TASK => Set the lines down again exactly, first line through the line that contains "plt.rcParams['mathtext.rm'] = 'Liberation", with no pictures.

DATA LINES =>
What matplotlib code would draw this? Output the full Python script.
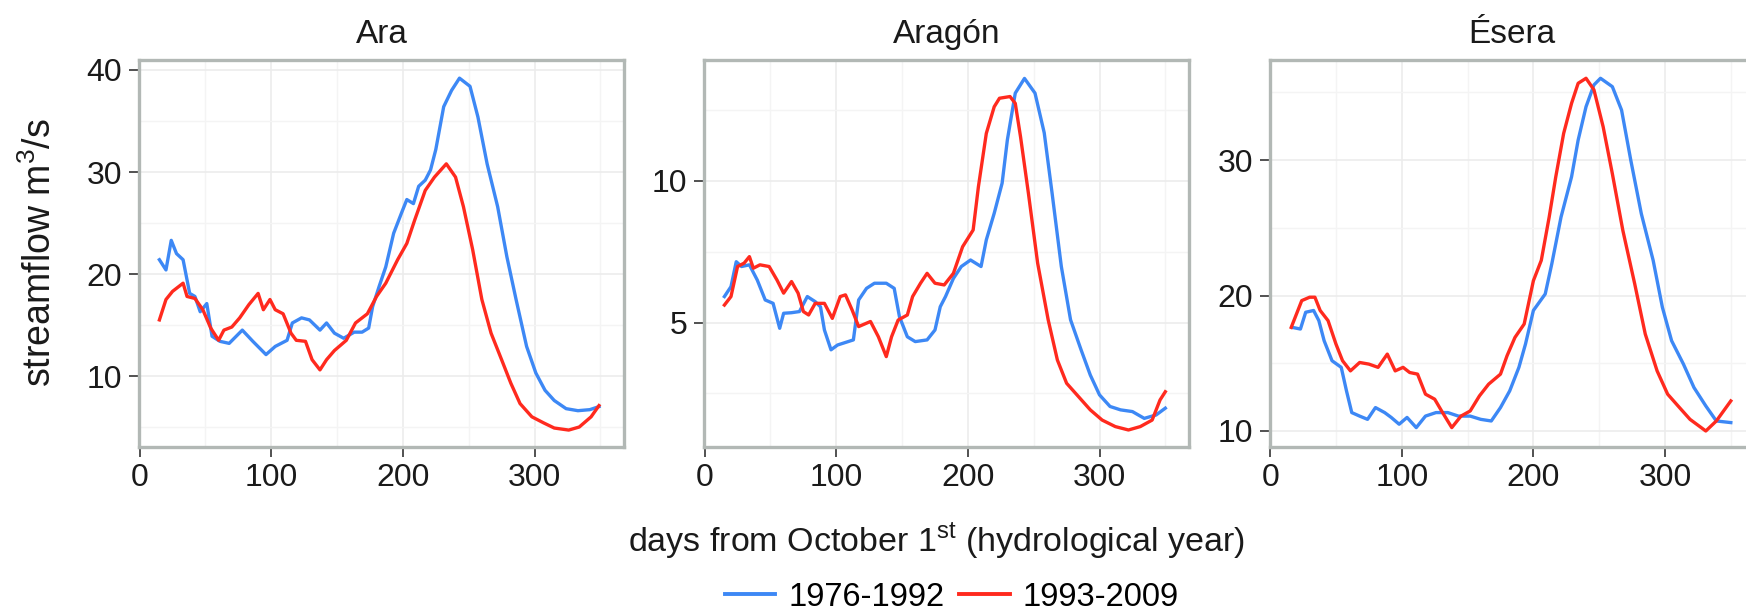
import matplotlib
matplotlib.use('Agg')
import matplotlib.pyplot as plt
from matplotlib.lines import Line2D

plt.rcParams['font.family'] = ['Liberation Sans', 'DejaVu Sans']
plt.rcParams['mathtext.fontset'] = 'custom'
plt.rcParams['mathtext.rm'] = 'Liberation Sans'

# Ara
ara_days_a = [15, 20, 24, 28, 33, 38, 42, 46, 51, 55, 61, 68, 78, 86, 96, 103, 112, 116, 123, 129,
              137, 142, 148, 155, 163, 169, 174, 177, 182, 187, 193, 199, 203, 208, 212, 217, 221,
              225, 231, 237, 243, 251, 257, 264, 272, 279, 286, 294, 301, 308, 315, 324, 333, 342, 349]
ara_flow_a = [21.4, 20.4, 23.3, 22.0, 21.4, 18.1, 17.8, 16.3, 17.1, 13.9, 13.4, 13.2, 14.5, 13.4, 12.1,
              12.9, 13.5, 15.2, 15.7, 15.5, 14.5, 15.2, 14.2, 13.7, 14.3, 14.3, 14.7, 16.8, 18.8, 20.7,
              24.0, 26.0, 27.3, 26.9, 28.6, 29.2, 30.2, 32.2, 36.4, 38.0, 39.2, 38.4, 35.4, 30.8, 26.6,
              21.7, 17.5, 12.9, 10.3, 8.6, 7.6, 6.8, 6.6, 6.7, 7.0]
ara_days_b = [15, 20, 25, 33, 36, 42, 48, 54, 60, 64, 70, 76, 83, 90, 94, 99, 103, 109, 115, 119,
              126, 131, 137, 142, 148, 157, 164, 173, 180, 187, 196, 203, 209, 217, 224, 233, 240,
              246, 253, 260, 267, 275, 282, 289, 298, 307, 315, 326, 334, 343, 349]
ara_flow_b = [15.5, 17.5, 18.3, 19.1, 17.8, 17.6, 16.5, 14.7, 13.5, 14.5, 14.8, 15.7, 17.0, 18.1, 16.5,
              17.5, 16.5, 16.1, 14.2, 13.5, 13.4, 11.6, 10.6, 11.6, 12.5, 13.5, 15.2, 16.1, 17.8, 19.1,
              21.4, 23.0, 25.3, 28.2, 29.5, 30.8, 29.5, 26.6, 22.4, 17.5, 14.2, 11.6, 9.3, 7.3, 6.0,
              5.4, 4.9, 4.7, 5.0, 6.0, 7.1]

# Aragon
arg_days_a = [15, 20, 24, 28, 34, 40, 46, 52, 57, 60, 66, 72, 78, 84, 88, 91, 96, 101, 109, 113, 117,
              123, 129, 138, 144, 148, 154, 160, 169, 175, 179, 183, 189, 195, 202, 210, 214, 220,
              226, 230, 236, 243, 251, 258, 264, 271, 278, 286, 293, 300, 308, 316, 325, 334, 343, 350]
arg_flow_a = [5.92, 6.27, 7.15, 6.98, 7.04, 6.5, 5.8, 5.68, 4.8, 5.33, 5.35, 5.39, 5.92, 5.74, 5.56,
              4.74, 4.04, 4.21, 4.33, 4.39, 5.8, 6.21, 6.39, 6.39, 6.21, 5.21, 4.5, 4.33, 4.39, 4.74,
              5.56, 5.92, 6.56, 6.98, 7.21, 6.98, 7.92, 8.86, 9.92, 11.45, 13.1, 13.62, 13.1, 11.7,
              9.56, 6.98, 5.1, 4.04, 3.15, 2.45, 2.04, 1.92, 1.86, 1.62, 1.74, 1.98]
arg_days_b = [15, 20, 25, 30, 34, 37, 42, 49, 55, 60, 66, 71, 75, 79, 84, 91, 97, 103, 107, 112, 117,
              126, 132, 138, 142, 147, 154, 158, 164, 169, 175, 182, 189, 196, 204, 208, 214, 220,
              224, 232, 236, 240, 246, 253, 261, 268, 275, 284, 293, 302, 312, 322, 331, 340, 346, 350]
arg_flow_b = [5.62, 5.92, 6.98, 7.1, 7.33, 6.92, 7.04, 6.98, 6.5, 6.04, 6.45, 6.04, 5.39, 5.27, 5.68,
              5.68, 5.15, 5.92, 5.98, 5.45, 4.86, 5.04, 4.5, 3.8, 4.5, 5.09, 5.27, 5.92, 6.39, 6.74,
              6.39, 6.33, 6.74, 7.68, 8.27, 9.8, 11.68, 12.62, 12.92, 12.98, 12.74, 11.56, 9.56, 7.1,
              5.1, 3.68, 2.86, 2.39, 1.92, 1.56, 1.33, 1.21, 1.33, 1.56, 2.27, 2.56]

# Esera
es_days_a = [17, 23, 27, 33, 37, 41, 47, 54, 58, 62, 68, 74, 80, 87, 92, 98, 104, 111, 118, 126, 135,
             143, 152, 160, 168, 175, 182, 189, 194, 200, 209, 214, 221, 229, 234, 240, 246, 251, 260,
             267, 274, 282, 291, 298, 305, 314, 322, 331, 339, 350]
es_flow_a = [17.65, 17.53, 18.77, 18.9, 18.15, 16.67, 15.19, 14.7, 12.96, 11.36, 11.1, 10.86, 11.73,
             11.36, 11.0, 10.5, 11.0, 10.25, 11.1, 11.36, 11.36, 11.1, 11.1, 10.86, 10.74, 11.73, 12.96,
             14.7, 16.42, 18.9, 20.12, 22.35, 25.8, 28.77, 31.48, 33.95, 35.56, 36.05, 35.43, 33.7,
             30.0, 26.05, 22.6, 19.14, 16.67, 14.94, 13.21, 11.85, 10.74, 10.62]
es_days_b = [16, 20, 24, 30, 34, 38, 44, 50, 55, 61, 68, 75, 82, 89, 95, 101, 106, 112, 118, 125, 131,
             138, 145, 152, 159, 166, 175, 180, 186, 193, 200, 206, 212, 217, 223, 229, 234, 240, 246,
             253, 260, 268, 277, 285, 294, 302, 311, 319, 331, 339, 350]
es_flow_b = [17.65, 18.64, 19.63, 19.88, 19.88, 18.9, 18.15, 16.42, 15.19, 14.44, 15.06, 14.94, 14.7,
             15.68, 14.44, 14.7, 14.32, 14.2, 12.72, 12.35, 11.36, 10.25, 11.1, 11.48, 12.59, 13.46,
             14.2, 15.56, 16.91, 17.9, 21.1, 22.6, 25.8, 28.77, 31.98, 34.2, 35.68, 36.05, 35.2, 32.47,
             29.0, 24.8, 20.86, 17.16, 14.44, 12.72, 11.73, 10.86, 10.0, 10.74, 12.22]

rivers = ['Ara', 'Aragón', 'Ésera']
periods = ['1976-1992', '1993-2009']
colors = ['#3d88f5', '#ff2a1e']
series = [
    (ara_days_a, ara_flow_a, ara_days_b, ara_flow_b),
    (arg_days_a, arg_flow_a, arg_days_b, arg_flow_b),
    (es_days_a, es_flow_a, es_days_b, es_flow_b),
]
ylims = [(3.07, 40.98), (0.62, 14.27), (8.84, 37.4)]
yticks = [[10, 20, 30, 40], [5, 10], [10, 20, 30]]
yminor = [[5, 15, 25, 35], [2.5, 7.5, 12.5], [15, 25, 35]]
lefts = [139, 704, 1269.5]

W, H = 1746, 611
fig = plt.figure(figsize=(W / 100, H / 100), dpi=100)

for i, river in enumerate(rivers):
    ax = fig.add_axes([lefts[i] / W, (H - 446.7) / H, 485 / W, 386.7 / H])
    da, fa, db, fb = series[i]
    ax.plot(da, fa, color=colors[0], lw=2.4, zorder=3)
    ax.plot(db, fb, color=colors[1], lw=2.4, zorder=3)
    ax.set_xlim(-0.5, 368)
    ax.set_ylim(*ylims[i])
    ax.set_xticks([0, 100, 200, 300])
    ax.set_yticks(yticks[i])
    ax.set_xticks([50, 150, 250, 350], minor=True)
    ax.set_yticks(yminor[i], minor=True)
    ax.grid(which='major', color='#ececec', lw=1.2)
    ax.grid(which='minor', color='#f4f4f4', lw=1.0)
    ax.set_axisbelow(True)
    ax.tick_params(which='minor', length=0)
    ax.tick_params(which='major', length=7, width=1.2, color='#333333',
                   labelsize=23, labelcolor='#1a1a1a', pad=5)
    for s in ax.spines.values():
        s.set_color('#b2b8b5')
        s.set_linewidth(2.4)
    ax.set_title(river, fontsize=24, pad=12, color='#1a1a1a')

fig.text(40 / W, 1 - 253 / H, 'streamflow m$^3$/s', rotation=90, ha='center', va='center',
         fontsize=27, color='#1a1a1a')
fig.text(936 / W, 1 - 541 / H, r'days from October 1$^{\mathrm{st}}$ (hydrological year)',
         ha='center', va='center', fontsize=24.5, color='#1a1a1a')

handles = [Line2D([], [], color=c, lw=2.8) for c in colors]
fig.legend(handles, periods, loc='center', bbox_to_anchor=(952 / W, 1 - 597 / H), ncol=2,
           frameon=False, fontsize=23.5, handlelength=1.55, handletextpad=0.4, columnspacing=0.45,
           borderpad=0, borderaxespad=0)

fig.savefig('out.png', dpi=100)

RESPONSE =>
What matplotlib code would draw this? Output the full Python script.
import matplotlib
matplotlib.use('Agg')
import matplotlib.pyplot as plt
from matplotlib.lines import Line2D

plt.rcParams['font.family'] = ['Liberation Sans', 'DejaVu Sans']
plt.rcParams['mathtext.fontset'] = 'custom'
plt.rcParams['mathtext.rm'] = 'Liberation Sans'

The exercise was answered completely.